At the Western States Traditional Rendezvous shoot a few weeks ago in Petaluma, CA I managed to pick up a couple freshly cut yew logs from Dan of Wapiti Archery who came down from Oregon.
Ken Villars did a splitting demo for interested parties using one of the logs so I came home with two freshly split staves and one log.
Ken graciously offered to cut the log on his bandsaw so I passed it to him at the following Pasadena gathering and should be getting the resulting staves back on the 15th at the next gathering.
Looking for something to do this past Saturday at an SCA event I decided to debark one of the split staves and reduce the width a bit to speed the drying.

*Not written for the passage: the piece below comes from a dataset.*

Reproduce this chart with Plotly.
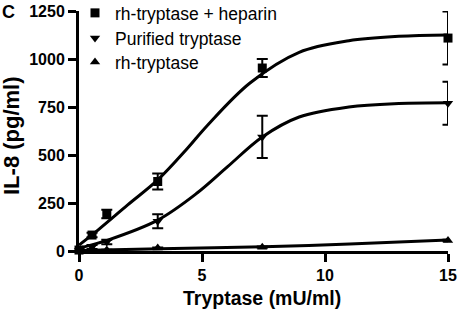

I don't normally get to work green wood because the balance of the wood I get has already dried. Wow, was it ever a pleasure to work this yew!
I recently got a neat little drawknife at an old tool swapmeet and this is the first chance I've had to use it. This new drawknife turned out to be a wonderful tool for gently removing the stave's bark without going too deep and gouging into the sapwood.
For serious wood removal I'll stick with the full size drawknife but when it gets to the delicate stuff this new guy is Bob's uncle.
As is common when I do work like this at an SCA event, I fielded a lot of questions about what I was doing. Folks are used to seeing event participants sew, weave, spin yarn, and do other somewhat portable activities. But setting up the shavehorse and then making a big mess like I did always brings folks over to chat.
Today I gave the freshly exposed back of the stave a coat of polyurethane to keep the wood from losing moisture too quickly. I'll put the stave in my custom hotbox (the interior of my truck's shell) and keep an eye on it.
I'm looking forward to working with this wood and I hope my skills are up to the task.
Many thanks to Fayme for taking a break from face painting and teddy bear juggling to get these pictures of me. My hands were otherwise occupied.